“Le sentenze si applicano, non si commentano” lo hanno detto tante volte la Schlein e Conte, ma evidentemente solo quando gli faceva comodo. La prova è il loro silenzio alla notizia che la Corte d’Appello di Cagliari ha dichiarato decaduta la presidente della Regione Autonoma della Sardegna Alessandra Todde (5 Stelle) verso la quale, invece, hanno offerto “solidarietà” e non chiedendo le sue conseguenti dimissioni.
Un voto che l’anno scorso era finito in un casino generale con ricorsi e controricorsi tuttora parzialmente pendenti, perché – dopo innumerevoli liti sulla scelta del candidato – il centro-destra riuscì a perdere delle elezioni teoricamente già vinte con il sindaco di Cagliari Paolo Truzzu, appoggiato da Fratelli d’Italia ma di fatto non sostenuto da chi avrebbe invece voluto la ricandidatura del presidente uscente Christian Solinas (del Partito Sardo d’Azione e vicino alla Lega). Finì che Truzzu raccolse solo 331.099 voti contro i 334.160 della Todde, anche se le liste a lui collegate (centrodestra) raccolsero 338.240 voti contro i 293.288 della Todde (centrosinistra, più “campo largo” e M5S) e con ben 21.412 voti per la presidenza dichiarati “non validi”.
Per il sistema elettorale sardo alla vincitrice furono comunque assegnati i 36 seggi di maggioranza pur avendo preso meno voti e solo 24 a tutte le altre liste messe insieme. A parte le liti sulle attribuzioni dei seggi, sorse poi subito il problema personale della Todde che – dimostrando per lo meno una dabbenaggine da principiante – fece di tutto per auto-distruggersi.
Cominciò infatti a non nominare il “mandatario elettorale” previsto dalla legge (ovvero la figura che amministra la campagna elettorale di ogni candidato e ne risponde per eventuali abusi), non aprì il previsto (ed obbligatorio) conto corrente bancario specifico a dimostrazione di contributi e spese e – secondo i giudici – non divise così i costi della sua personale campagna elettorale da quelli del M5S che l’appoggiava e comunque superando i limiti di legge.
Di qui la sentenza di decadenza del Collegio regionale di Garanzia elettorale istituito preso la Corte d’Appello, con mandato al Consiglio Regionale di ratificare la sentenza. Da sottolineare che la Todde ha rilasciato in argomento dichiarazioni e interviste palesemente contraddittorie e in merito ha quindi sicuramente mentito.

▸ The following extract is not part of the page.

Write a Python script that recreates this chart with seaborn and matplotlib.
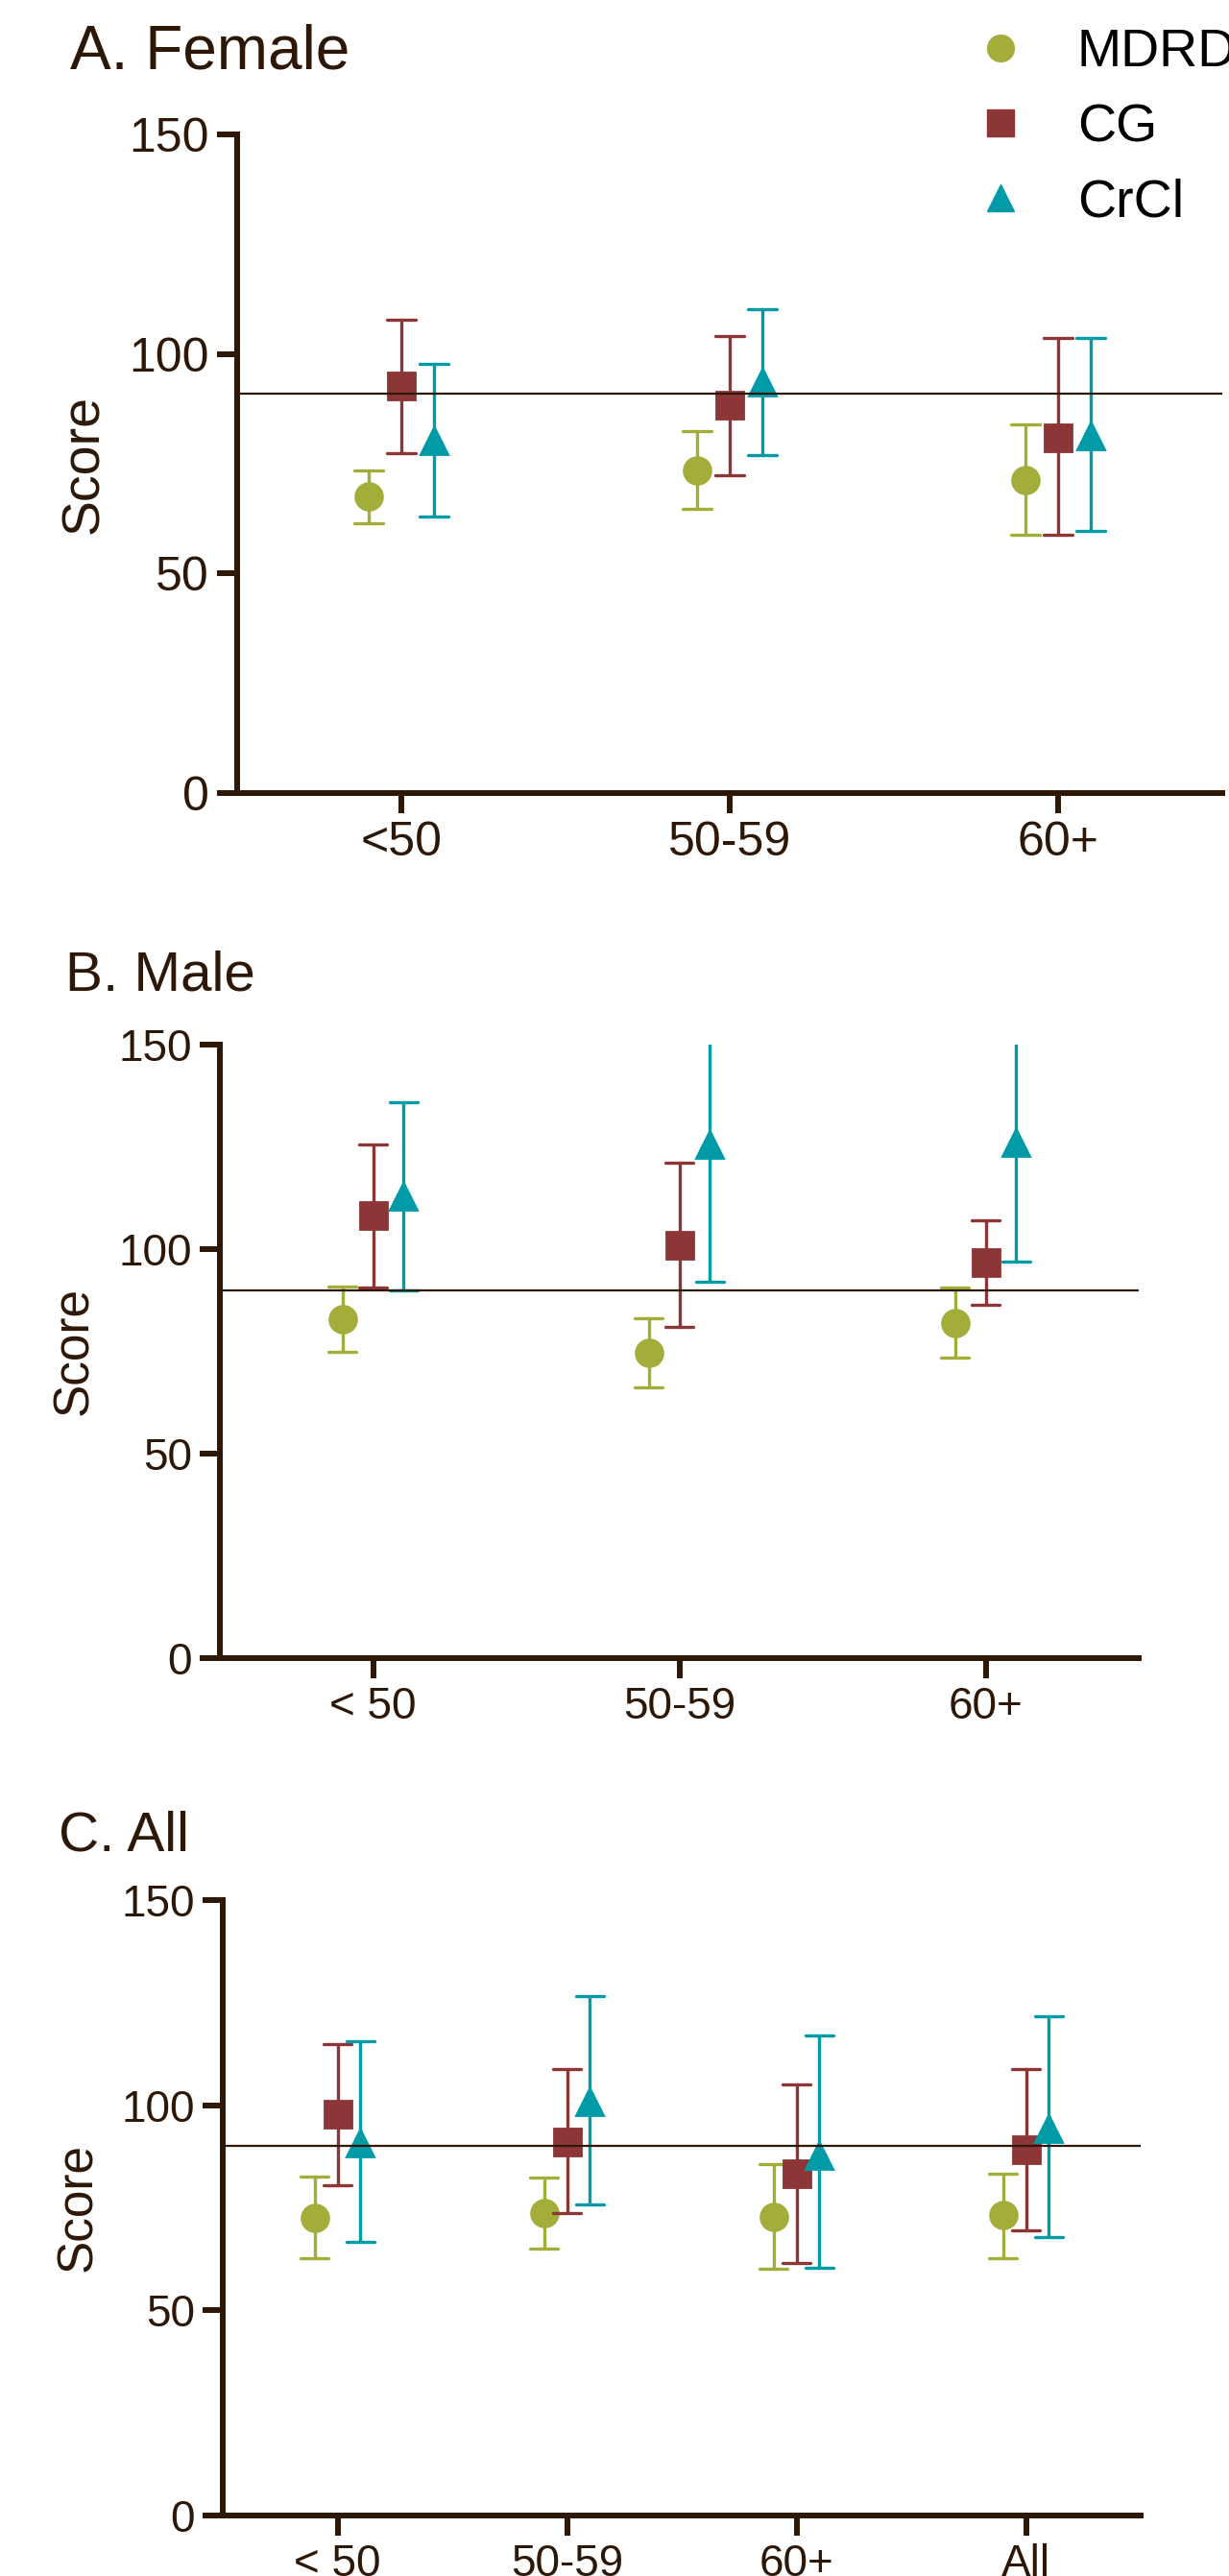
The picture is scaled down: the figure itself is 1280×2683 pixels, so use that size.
import matplotlib
matplotlib.use('Agg')
import matplotlib.pyplot as plt
from matplotlib.lines import Line2D
import seaborn as sns
import pandas as pd

methods = ['MDRD', 'CG', 'CrCl']
colors = ['#a2ad3a', '#8c3637', '#019ba8']
markers = ['o', 's', '^']
dark = '#2d1808'

# each entry: (estimate, lower, upper)
female_groups = ['<50', '50-59', '60+']
female_mdrd = [(67.5, 61.5, 73.5), (73.5, 64.7, 82.4), (71.3, 58.8, 83.9)]
female_cg = [(92.7, 77.5, 107.9), (88.3, 72.4, 104.1), (81.0, 58.8, 103.6)]
female_crcl = [(80.3, 63.0, 97.8), (93.6, 77.0, 110.3), (81.3, 59.8, 103.7)]
female_ref = 91.0

male_groups = ['< 50', '50-59', '60+']
male_mdrd = [(82.9, 75.0, 90.9), (74.6, 66.1, 83.2), (82.0, 73.4, 90.7)]
male_cg = [(108.3, 90.5, 125.7), (100.9, 80.9, 121.1), (96.6, 86.3, 107.0)]
male_crcl = [(112.9, 89.8, 136.0), (125.6, 92.1, 160.0), (126.1, 96.9, 160.0)]
male_ref = 90.0

all_groups = ['< 50', '50-59', '60+', 'All']
all_mdrd = [(72.6, 62.6, 82.6), (73.8, 65.1, 82.3), (72.8, 60.2, 85.6), (73.2, 62.6, 83.4)]
all_cg = [(97.8, 80.5, 114.9), (91.1, 73.6, 108.8), (83.2, 61.5, 105.1), (89.2, 69.5, 108.9)]
all_crcl = [(90.8, 66.7, 115.5), (100.8, 75.8, 126.7), (87.7, 60.3, 116.9), (94.3, 67.9, 121.7)]
all_ref = 90.1

yticks = [0, 50, 100, 150]

sns.set_style('ticks')
plt.rcParams['font.family'] = ['Liberation Sans', 'DejaVu Sans']


def to_long(groups, series):
    rows = []
    for method, values in zip(methods, series):
        for group, (est, lo, hi) in zip(groups, values):
            for v in (lo, est, hi):
                rows.append({'group': group, 'method': method, 'score': v})
    return pd.DataFrame(rows)


def draw_panel(ax, groups, series, ref, capsize, tick_size, label_size, label_x):
    df = to_long(groups, series)
    sns.pointplot(data=df, x='group', y='score', hue='method', order=groups, hue_order=methods,
                  palette=colors, markers=markers, linestyle='none', dodge=0.2,
                  estimator='median', errorbar=lambda v: (v.min(), v.max()),
                  capsize=capsize, err_kws={'linewidth': 2.4}, markersize=20,
                  legend=False, ax=ax)
    ax.axhline(ref, color=dark, linewidth=1.6, zorder=10)
    ax.set_ylim(0, 150)
    ax.set_xlim(-0.5, len(groups) - 0.5)
    ax.set_yticks(yticks)
    ax.set_xlabel('')
    ax.set_ylabel('Score', fontsize=label_size, color=dark, va='center')
    ax.yaxis.set_label_coords(label_x, 0.5)
    sns.despine(ax=ax)
    for side in ['left', 'bottom']:
        ax.spines[side].set_linewidth(4.3)
        ax.spines[side].set_color(dark)
    ax.tick_params(axis='both', length=15, width=4.3, color=dark, labelcolor=dark,
                   labelsize=tick_size, pad=6)


fig = plt.figure(figsize=(12.8, 26.83), dpi=100)
W, H = 1280, 2683

ax_a = fig.add_axes([247 / W, 1 - 826 / H, 1026 / W, 686 / H])
draw_panel(ax_a, female_groups, [female_mdrd, female_cg, female_crcl], female_ref,
           0.088, 36, 40, -0.155)

ax_b = fig.add_axes([229 / W, 1 - 1727 / H, 957 / W, 639 / H])
draw_panel(ax_b, male_groups, [male_mdrd, male_cg, male_crcl], male_ref,
           0.09, 33, 37, -0.158)

ax_c = fig.add_axes([232 / W, 1 - 2620 / H, 956 / W, 641 / H])
draw_panel(ax_c, all_groups, [all_mdrd, all_cg, all_crcl], all_ref,
           0.12, 33, 37, -0.157)

fig.text(73 / W, 1 - 72 / H, 'A. Female', fontsize=46, color=dark, va='baseline')
fig.text(68 / W, 1 - 1032 / H, 'B. Male', fontsize=42, color=dark, va='baseline')
fig.text(61 / W, 1 - 1927 / H, 'C. All', fontsize=42, color=dark, va='baseline')

handles = [Line2D([], [], marker=m, color=c, linestyle='none', markersize=20)
           for m, c in zip(markers, colors)]
fig.legend(handles, methods, loc='upper left', bbox_to_anchor=(1014 / W, 1 - 29 / H),
           frameon=False, fontsize=40, handlelength=1.0, handletextpad=0.94,
           labelspacing=0.47, borderpad=0, borderaxespad=0, labelcolor='black')

fig.savefig('out.png', dpi=100)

Ma qui scatta il nuovo problema, che è tutto politico: se il Consiglio Regionale (come è assolutamente probabile) respingerà “politicamente” l’atto della Magistratura, la Todde sarà decaduta per la legge ma non per il Consiglio, continuerà nel suo mandato e sulla sua decadenza si avvierà quindi un contenzioso legale presso la Magistratura ordinaria, procedimento che presumibilmente durerà l’intera legislatura.
Questo perché approvare la decadenza della Todde implicherebbe il contestuale scioglimento del Consiglio Regionale e quindi gli stessi consiglieri decadrebbero dal loro incarico faticosamente conquistato l’anno scorso, figurarsi se lo faranno.

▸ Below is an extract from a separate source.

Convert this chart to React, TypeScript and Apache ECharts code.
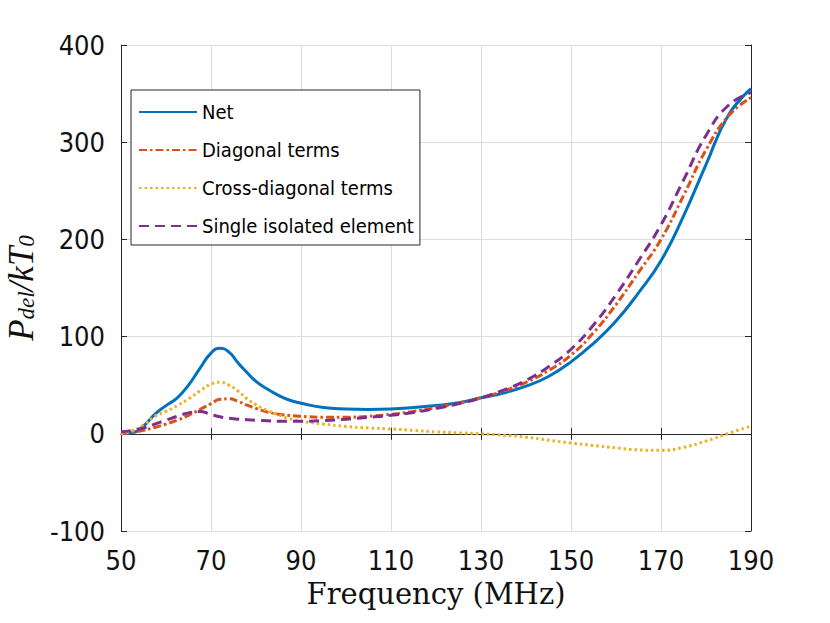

Resta quindi il nodo politico sulla correttezza o meno dell’intero processo elettorale sardo, ma soprattutto l’amara conferma per il centro-destra che – se avesse litigato di meno – avrebbe probabilmente vinto, soprattutto vista la pochezza dell’avversaria, dimostrata anche da queste recenti e sconcertanti vicende.